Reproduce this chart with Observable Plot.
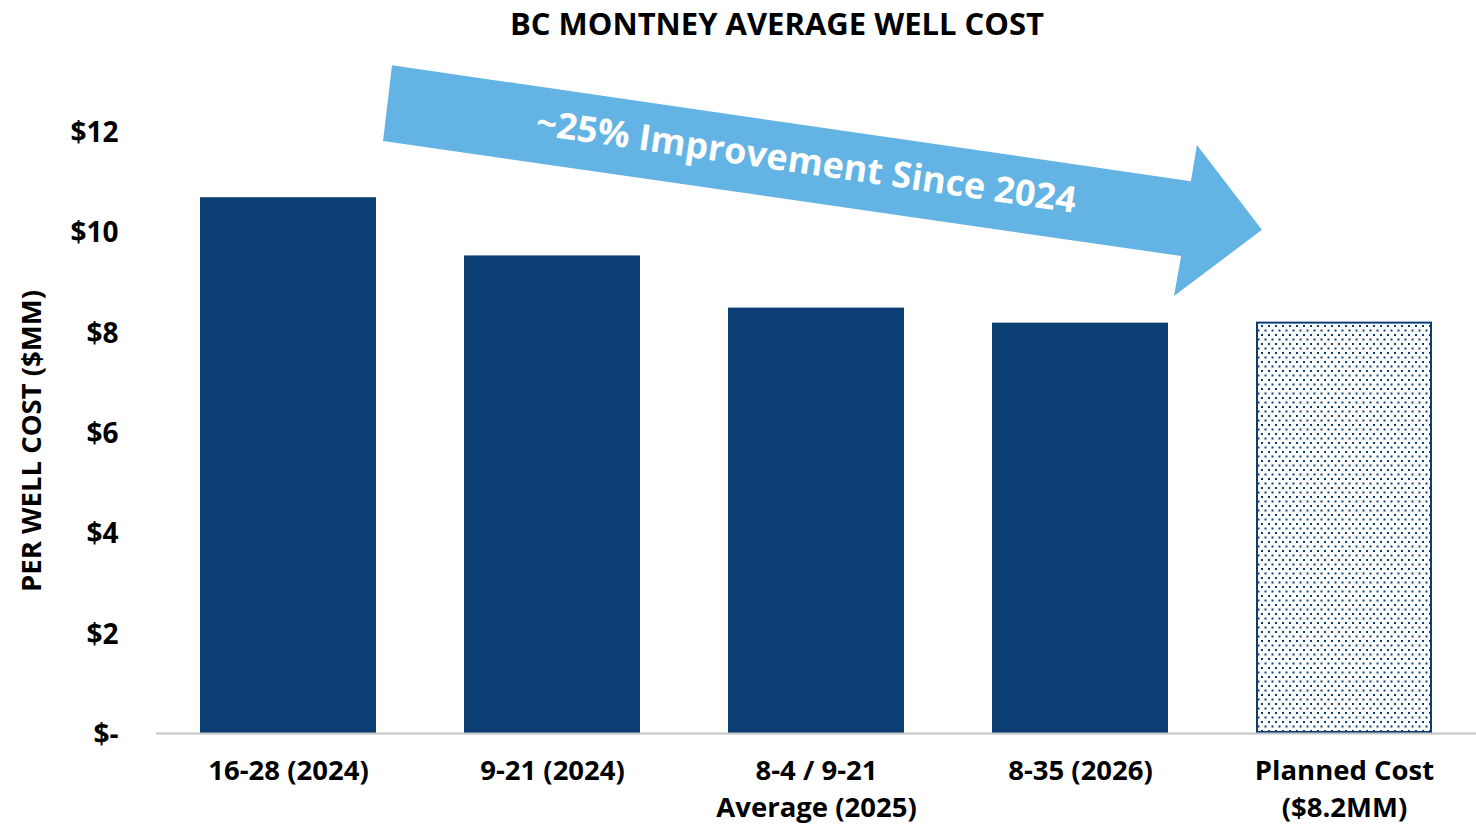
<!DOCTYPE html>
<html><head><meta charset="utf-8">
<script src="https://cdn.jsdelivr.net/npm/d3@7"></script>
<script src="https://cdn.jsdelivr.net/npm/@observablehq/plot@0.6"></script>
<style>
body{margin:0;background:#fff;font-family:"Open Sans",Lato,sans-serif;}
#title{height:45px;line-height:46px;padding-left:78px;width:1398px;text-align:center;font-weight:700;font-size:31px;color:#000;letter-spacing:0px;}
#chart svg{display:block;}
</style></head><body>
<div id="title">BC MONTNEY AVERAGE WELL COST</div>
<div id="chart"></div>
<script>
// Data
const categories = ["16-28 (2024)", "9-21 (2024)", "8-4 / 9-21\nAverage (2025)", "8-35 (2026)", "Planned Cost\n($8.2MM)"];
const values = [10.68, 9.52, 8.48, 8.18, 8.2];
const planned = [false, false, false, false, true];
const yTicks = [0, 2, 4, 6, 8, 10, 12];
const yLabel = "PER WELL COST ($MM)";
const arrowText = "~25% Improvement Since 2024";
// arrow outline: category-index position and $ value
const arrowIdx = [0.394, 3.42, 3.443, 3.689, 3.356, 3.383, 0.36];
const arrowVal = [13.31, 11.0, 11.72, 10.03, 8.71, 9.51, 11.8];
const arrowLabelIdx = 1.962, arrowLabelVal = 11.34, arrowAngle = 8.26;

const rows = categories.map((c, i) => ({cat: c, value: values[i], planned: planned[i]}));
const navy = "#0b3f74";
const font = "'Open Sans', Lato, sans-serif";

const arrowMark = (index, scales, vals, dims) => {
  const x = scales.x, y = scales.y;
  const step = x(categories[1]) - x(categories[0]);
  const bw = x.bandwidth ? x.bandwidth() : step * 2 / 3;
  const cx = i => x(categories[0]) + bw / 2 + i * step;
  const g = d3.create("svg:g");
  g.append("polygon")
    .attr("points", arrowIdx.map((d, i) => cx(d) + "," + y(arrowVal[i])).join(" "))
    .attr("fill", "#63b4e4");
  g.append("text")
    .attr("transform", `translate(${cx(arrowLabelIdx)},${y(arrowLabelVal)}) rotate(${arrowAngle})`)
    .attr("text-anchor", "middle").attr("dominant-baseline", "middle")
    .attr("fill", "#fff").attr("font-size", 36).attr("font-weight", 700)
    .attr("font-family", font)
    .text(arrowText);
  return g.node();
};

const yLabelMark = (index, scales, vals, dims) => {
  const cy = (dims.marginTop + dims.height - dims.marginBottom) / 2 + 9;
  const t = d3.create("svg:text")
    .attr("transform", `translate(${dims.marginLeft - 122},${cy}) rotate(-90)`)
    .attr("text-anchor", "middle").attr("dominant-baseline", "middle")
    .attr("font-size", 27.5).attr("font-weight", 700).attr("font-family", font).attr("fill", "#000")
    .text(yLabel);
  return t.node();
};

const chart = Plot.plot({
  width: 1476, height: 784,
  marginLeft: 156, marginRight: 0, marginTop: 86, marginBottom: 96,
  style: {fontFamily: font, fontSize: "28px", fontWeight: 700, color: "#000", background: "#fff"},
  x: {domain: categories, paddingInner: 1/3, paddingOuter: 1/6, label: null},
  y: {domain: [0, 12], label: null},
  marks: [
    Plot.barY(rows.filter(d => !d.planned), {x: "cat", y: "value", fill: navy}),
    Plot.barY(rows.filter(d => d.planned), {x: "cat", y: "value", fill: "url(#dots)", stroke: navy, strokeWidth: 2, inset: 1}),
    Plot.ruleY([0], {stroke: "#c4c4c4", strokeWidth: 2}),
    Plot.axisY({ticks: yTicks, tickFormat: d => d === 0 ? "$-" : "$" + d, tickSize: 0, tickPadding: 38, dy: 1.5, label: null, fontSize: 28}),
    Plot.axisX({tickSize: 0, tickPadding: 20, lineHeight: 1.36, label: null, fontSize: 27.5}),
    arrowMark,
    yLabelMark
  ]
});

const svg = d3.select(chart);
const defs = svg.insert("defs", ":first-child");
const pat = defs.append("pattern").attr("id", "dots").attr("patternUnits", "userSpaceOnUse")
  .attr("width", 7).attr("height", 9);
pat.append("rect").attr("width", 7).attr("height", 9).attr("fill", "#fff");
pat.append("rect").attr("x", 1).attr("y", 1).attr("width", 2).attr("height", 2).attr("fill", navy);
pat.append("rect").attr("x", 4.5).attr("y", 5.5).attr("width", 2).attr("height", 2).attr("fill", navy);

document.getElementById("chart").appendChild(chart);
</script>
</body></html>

::::

→ What you need to do: Return the material exactly as given, apart from the pictures.

→ The reply:
Reproduce this chart with Observable Plot.
<!DOCTYPE html>
<html><head><meta charset="utf-8">
<script src="https://cdn.jsdelivr.net/npm/d3@7"></script>
<script src="https://cdn.jsdelivr.net/npm/@observablehq/plot@0.6"></script>
<style>
body{margin:0;background:#fff;font-family:"Open Sans",Lato,sans-serif;}
#title{height:45px;line-height:46px;padding-left:78px;width:1398px;text-align:center;font-weight:700;font-size:31px;color:#000;letter-spacing:0px;}
#chart svg{display:block;}
</style></head><body>
<div id="title">BC MONTNEY AVERAGE WELL COST</div>
<div id="chart"></div>
<script>
// Data
const categories = ["16-28 (2024)", "9-21 (2024)", "8-4 / 9-21\nAverage (2025)", "8-35 (2026)", "Planned Cost\n($8.2MM)"];
const values = [10.68, 9.52, 8.48, 8.18, 8.2];
const planned = [false, false, false, false, true];
const yTicks = [0, 2, 4, 6, 8, 10, 12];
const yLabel = "PER WELL COST ($MM)";
const arrowText = "~25% Improvement Since 2024";
// arrow outline: category-index position and $ value
const arrowIdx = [0.394, 3.42, 3.443, 3.689, 3.356, 3.383, 0.36];
const arrowVal = [13.31, 11.0, 11.72, 10.03, 8.71, 9.51, 11.8];
const arrowLabelIdx = 1.962, arrowLabelVal = 11.34, arrowAngle = 8.26;

const rows = categories.map((c, i) => ({cat: c, value: values[i], planned: planned[i]}));
const navy = "#0b3f74";
const font = "'Open Sans', Lato, sans-serif";

const arrowMark = (index, scales, vals, dims) => {
  const x = scales.x, y = scales.y;
  const step = x(categories[1]) - x(categories[0]);
  const bw = x.bandwidth ? x.bandwidth() : step * 2 / 3;
  const cx = i => x(categories[0]) + bw / 2 + i * step;
  const g = d3.create("svg:g");
  g.append("polygon")
    .attr("points", arrowIdx.map((d, i) => cx(d) + "," + y(arrowVal[i])).join(" "))
    .attr("fill", "#63b4e4");
  g.append("text")
    .attr("transform", `translate(${cx(arrowLabelIdx)},${y(arrowLabelVal)}) rotate(${arrowAngle})`)
    .attr("text-anchor", "middle").attr("dominant-baseline", "middle")
    .attr("fill", "#fff").attr("font-size", 36).attr("font-weight", 700)
    .attr("font-family", font)
    .text(arrowText);
  return g.node();
};

const yLabelMark = (index, scales, vals, dims) => {
  const cy = (dims.marginTop + dims.height - dims.marginBottom) / 2 + 9;
  const t = d3.create("svg:text")
    .attr("transform", `translate(${dims.marginLeft - 122},${cy}) rotate(-90)`)
    .attr("text-anchor", "middle").attr("dominant-baseline", "middle")
    .attr("font-size", 27.5).attr("font-weight", 700).attr("font-family", font).attr("fill", "#000")
    .text(yLabel);
  return t.node();
};

const chart = Plot.plot({
  width: 1476, height: 784,
  marginLeft: 156, marginRight: 0, marginTop: 86, marginBottom: 96,
  style: {fontFamily: font, fontSize: "28px", fontWeight: 700, color: "#000", background: "#fff"},
  x: {domain: categories, paddingInner: 1/3, paddingOuter: 1/6, label: null},
  y: {domain: [0, 12], label: null},
  marks: [
    Plot.barY(rows.filter(d => !d.planned), {x: "cat", y: "value", fill: navy}),
    Plot.barY(rows.filter(d => d.planned), {x: "cat", y: "value", fill: "url(#dots)", stroke: navy, strokeWidth: 2, inset: 1}),
    Plot.ruleY([0], {stroke: "#c4c4c4", strokeWidth: 2}),
    Plot.axisY({ticks: yTicks, tickFormat: d => d === 0 ? "$-" : "$" + d, tickSize: 0, tickPadding: 38, dy: 1.5, label: null, fontSize: 28}),
    Plot.axisX({tickSize: 0, tickPadding: 20, lineHeight: 1.36, label: null, fontSize: 27.5}),
    arrowMark,
    yLabelMark
  ]
});

const svg = d3.select(chart);
const defs = svg.insert("defs", ":first-child");
const pat = defs.append("pattern").attr("id", "dots").attr("patternUnits", "userSpaceOnUse")
  .attr("width", 7).attr("height", 9);
pat.append("rect").attr("width", 7).attr("height", 9).attr("fill", "#fff");
pat.append("rect").attr("x", 1).attr("y", 1).attr("width", 2).attr("height", 2).attr("fill", navy);
pat.append("rect").attr("x", 4.5).attr("y", 5.5).attr("width", 2).attr("height", 2).attr("fill", navy);

document.getElementById("chart").appendChild(chart);
</script>
</body></html>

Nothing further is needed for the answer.